=== WRITTEN EXERCISE ===
Each line from the top of the listing through the one holding "var yMinor = [-30, -10, 10, 30];" should be restated word for word, with nothing added and no pictures.
** Start DATA SEGMENT **
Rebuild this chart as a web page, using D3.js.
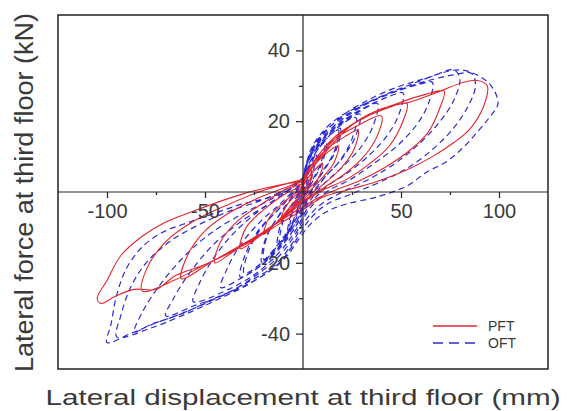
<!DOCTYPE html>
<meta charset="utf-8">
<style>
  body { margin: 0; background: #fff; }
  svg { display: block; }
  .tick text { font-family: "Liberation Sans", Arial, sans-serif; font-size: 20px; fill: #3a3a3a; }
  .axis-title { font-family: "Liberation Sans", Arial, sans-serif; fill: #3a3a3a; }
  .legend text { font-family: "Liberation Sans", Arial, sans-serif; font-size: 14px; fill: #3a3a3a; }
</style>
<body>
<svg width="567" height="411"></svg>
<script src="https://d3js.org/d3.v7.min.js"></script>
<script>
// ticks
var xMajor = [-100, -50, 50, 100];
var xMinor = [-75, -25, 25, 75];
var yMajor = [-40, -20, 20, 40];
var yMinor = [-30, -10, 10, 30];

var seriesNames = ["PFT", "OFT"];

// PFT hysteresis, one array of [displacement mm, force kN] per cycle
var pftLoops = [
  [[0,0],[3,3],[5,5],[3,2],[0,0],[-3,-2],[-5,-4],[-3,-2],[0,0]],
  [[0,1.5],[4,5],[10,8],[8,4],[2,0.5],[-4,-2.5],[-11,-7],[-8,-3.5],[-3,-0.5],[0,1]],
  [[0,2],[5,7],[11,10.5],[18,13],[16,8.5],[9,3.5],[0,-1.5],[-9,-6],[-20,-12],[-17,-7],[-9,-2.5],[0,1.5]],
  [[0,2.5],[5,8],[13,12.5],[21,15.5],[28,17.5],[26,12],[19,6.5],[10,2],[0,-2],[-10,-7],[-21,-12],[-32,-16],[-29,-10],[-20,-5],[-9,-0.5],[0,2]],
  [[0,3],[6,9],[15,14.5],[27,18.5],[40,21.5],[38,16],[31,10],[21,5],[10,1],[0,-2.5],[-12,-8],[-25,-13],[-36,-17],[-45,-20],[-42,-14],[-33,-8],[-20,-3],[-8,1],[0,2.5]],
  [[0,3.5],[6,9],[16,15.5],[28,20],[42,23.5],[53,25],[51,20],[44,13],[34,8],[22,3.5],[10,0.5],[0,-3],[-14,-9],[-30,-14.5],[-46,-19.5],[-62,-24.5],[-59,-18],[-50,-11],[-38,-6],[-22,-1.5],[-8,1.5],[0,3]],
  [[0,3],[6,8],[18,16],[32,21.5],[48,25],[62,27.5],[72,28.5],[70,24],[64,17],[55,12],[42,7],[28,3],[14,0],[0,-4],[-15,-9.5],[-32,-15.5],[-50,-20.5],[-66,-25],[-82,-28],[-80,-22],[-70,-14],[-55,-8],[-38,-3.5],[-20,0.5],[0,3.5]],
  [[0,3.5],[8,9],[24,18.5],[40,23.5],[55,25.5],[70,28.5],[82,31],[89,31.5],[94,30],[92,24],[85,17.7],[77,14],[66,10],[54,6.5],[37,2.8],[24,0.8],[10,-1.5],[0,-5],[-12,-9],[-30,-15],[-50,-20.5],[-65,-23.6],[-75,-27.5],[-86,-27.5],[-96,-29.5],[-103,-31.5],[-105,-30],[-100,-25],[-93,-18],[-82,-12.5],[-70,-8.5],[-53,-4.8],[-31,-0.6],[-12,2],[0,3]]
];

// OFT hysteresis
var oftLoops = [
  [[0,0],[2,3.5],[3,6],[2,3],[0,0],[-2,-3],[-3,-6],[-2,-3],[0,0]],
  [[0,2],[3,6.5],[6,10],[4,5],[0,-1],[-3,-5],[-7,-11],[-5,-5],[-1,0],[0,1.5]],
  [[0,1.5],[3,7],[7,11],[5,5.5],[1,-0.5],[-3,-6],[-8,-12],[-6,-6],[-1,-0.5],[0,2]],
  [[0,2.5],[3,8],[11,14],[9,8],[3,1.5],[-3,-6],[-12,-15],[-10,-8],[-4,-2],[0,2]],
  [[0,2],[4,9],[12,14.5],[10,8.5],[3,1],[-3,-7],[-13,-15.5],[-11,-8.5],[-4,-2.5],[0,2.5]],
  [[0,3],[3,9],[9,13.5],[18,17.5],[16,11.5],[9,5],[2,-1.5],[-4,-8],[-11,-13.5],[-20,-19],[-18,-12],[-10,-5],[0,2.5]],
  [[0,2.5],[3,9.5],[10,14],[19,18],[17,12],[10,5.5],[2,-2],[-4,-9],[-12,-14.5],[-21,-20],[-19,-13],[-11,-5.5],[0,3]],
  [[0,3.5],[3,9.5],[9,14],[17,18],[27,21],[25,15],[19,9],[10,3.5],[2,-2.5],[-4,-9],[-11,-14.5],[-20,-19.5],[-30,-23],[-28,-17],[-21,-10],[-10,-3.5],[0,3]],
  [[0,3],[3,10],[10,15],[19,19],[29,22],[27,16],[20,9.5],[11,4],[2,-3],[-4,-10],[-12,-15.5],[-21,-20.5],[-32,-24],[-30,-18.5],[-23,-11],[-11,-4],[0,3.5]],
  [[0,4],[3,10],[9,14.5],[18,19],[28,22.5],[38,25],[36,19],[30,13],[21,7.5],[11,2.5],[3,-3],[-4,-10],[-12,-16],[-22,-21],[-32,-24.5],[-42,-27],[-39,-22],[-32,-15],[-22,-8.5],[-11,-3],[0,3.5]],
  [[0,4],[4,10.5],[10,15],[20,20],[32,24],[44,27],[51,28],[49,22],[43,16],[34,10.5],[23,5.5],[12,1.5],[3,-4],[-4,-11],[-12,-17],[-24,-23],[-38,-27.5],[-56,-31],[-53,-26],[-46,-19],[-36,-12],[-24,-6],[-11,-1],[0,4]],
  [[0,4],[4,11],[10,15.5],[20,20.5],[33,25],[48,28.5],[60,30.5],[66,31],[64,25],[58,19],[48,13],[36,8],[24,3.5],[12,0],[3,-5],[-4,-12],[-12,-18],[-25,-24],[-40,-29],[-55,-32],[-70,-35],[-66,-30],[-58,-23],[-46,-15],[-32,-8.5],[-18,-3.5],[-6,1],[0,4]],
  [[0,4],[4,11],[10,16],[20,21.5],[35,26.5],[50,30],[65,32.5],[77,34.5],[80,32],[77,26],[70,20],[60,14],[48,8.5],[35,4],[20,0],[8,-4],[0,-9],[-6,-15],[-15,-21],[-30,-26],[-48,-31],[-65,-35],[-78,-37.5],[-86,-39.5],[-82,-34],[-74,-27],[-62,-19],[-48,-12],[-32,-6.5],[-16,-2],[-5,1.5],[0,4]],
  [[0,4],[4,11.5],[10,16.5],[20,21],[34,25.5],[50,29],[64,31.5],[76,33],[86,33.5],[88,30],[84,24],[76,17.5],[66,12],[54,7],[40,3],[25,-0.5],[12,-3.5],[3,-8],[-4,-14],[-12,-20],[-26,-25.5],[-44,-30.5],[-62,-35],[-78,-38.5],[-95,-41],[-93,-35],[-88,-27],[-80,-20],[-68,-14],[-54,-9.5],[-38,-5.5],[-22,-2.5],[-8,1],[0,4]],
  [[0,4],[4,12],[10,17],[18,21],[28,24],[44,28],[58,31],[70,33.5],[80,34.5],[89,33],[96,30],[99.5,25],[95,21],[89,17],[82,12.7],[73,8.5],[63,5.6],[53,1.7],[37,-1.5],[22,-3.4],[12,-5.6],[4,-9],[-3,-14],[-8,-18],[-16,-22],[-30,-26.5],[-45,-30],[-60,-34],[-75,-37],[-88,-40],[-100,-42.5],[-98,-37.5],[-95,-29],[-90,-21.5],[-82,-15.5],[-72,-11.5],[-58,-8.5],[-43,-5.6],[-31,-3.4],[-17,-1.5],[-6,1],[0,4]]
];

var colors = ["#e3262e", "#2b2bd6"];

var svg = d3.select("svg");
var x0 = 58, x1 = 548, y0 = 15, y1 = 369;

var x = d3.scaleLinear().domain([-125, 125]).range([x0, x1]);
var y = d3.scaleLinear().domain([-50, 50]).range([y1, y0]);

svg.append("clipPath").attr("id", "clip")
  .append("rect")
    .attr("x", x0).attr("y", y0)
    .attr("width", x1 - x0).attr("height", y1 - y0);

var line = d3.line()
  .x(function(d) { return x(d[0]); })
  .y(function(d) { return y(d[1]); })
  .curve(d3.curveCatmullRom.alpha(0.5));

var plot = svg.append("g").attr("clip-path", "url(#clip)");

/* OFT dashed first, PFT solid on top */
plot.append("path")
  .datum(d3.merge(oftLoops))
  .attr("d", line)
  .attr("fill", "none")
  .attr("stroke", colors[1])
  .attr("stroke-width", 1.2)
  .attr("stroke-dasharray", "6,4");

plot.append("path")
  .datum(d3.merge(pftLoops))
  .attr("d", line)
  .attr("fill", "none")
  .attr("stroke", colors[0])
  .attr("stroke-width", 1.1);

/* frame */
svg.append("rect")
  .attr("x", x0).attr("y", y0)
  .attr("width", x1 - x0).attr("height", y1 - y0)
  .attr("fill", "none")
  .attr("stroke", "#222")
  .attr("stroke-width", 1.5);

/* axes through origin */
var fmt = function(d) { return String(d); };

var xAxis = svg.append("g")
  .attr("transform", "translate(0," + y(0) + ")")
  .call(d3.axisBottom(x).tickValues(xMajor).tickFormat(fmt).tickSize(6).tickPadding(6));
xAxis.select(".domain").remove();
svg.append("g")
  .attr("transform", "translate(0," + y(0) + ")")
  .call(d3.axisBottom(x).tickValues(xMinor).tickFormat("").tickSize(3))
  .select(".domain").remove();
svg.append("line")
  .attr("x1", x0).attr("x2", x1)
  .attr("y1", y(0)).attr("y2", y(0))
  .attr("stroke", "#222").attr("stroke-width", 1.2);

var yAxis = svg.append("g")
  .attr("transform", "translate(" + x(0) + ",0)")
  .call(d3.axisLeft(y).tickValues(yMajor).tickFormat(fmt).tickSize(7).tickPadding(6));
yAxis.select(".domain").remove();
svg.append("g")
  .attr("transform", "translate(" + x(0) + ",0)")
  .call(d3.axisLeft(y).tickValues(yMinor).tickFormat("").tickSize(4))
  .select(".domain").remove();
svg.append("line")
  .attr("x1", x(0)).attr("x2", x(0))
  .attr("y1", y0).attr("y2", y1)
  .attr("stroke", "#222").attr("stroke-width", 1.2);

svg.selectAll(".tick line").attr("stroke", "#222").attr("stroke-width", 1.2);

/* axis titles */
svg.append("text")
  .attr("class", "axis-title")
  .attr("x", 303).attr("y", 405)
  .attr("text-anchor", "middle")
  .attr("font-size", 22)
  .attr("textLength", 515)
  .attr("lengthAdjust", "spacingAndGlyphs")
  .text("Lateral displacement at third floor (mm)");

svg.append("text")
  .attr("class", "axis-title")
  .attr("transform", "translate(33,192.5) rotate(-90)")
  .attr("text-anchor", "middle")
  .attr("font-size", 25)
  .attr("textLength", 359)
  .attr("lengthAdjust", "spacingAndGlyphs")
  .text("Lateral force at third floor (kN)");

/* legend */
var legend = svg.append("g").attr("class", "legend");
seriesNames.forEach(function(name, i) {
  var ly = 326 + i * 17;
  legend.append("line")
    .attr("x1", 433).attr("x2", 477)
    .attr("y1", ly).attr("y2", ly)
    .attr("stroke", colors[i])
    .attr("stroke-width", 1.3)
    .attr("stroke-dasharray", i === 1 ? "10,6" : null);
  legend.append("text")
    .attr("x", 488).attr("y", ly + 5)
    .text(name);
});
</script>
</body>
** End DATA SEGMENT **
=== TASK RESPONSE ===
Rebuild this chart as a web page, using D3.js.
<!DOCTYPE html>
<meta charset="utf-8">
<style>
  body { margin: 0; background: #fff; }
  svg { display: block; }
  .tick text { font-family: "Liberation Sans", Arial, sans-serif; font-size: 20px; fill: #3a3a3a; }
  .axis-title { font-family: "Liberation Sans", Arial, sans-serif; fill: #3a3a3a; }
  .legend text { font-family: "Liberation Sans", Arial, sans-serif; font-size: 14px; fill: #3a3a3a; }
</style>
<body>
<svg width="567" height="411"></svg>
<script src="https://d3js.org/d3.v7.min.js"></script>
<script>
// ticks
var xMajor = [-100, -50, 50, 100];
var xMinor = [-75, -25, 25, 75];
var yMajor = [-40, -20, 20, 40];
var yMinor = [-30, -10, 10, 30];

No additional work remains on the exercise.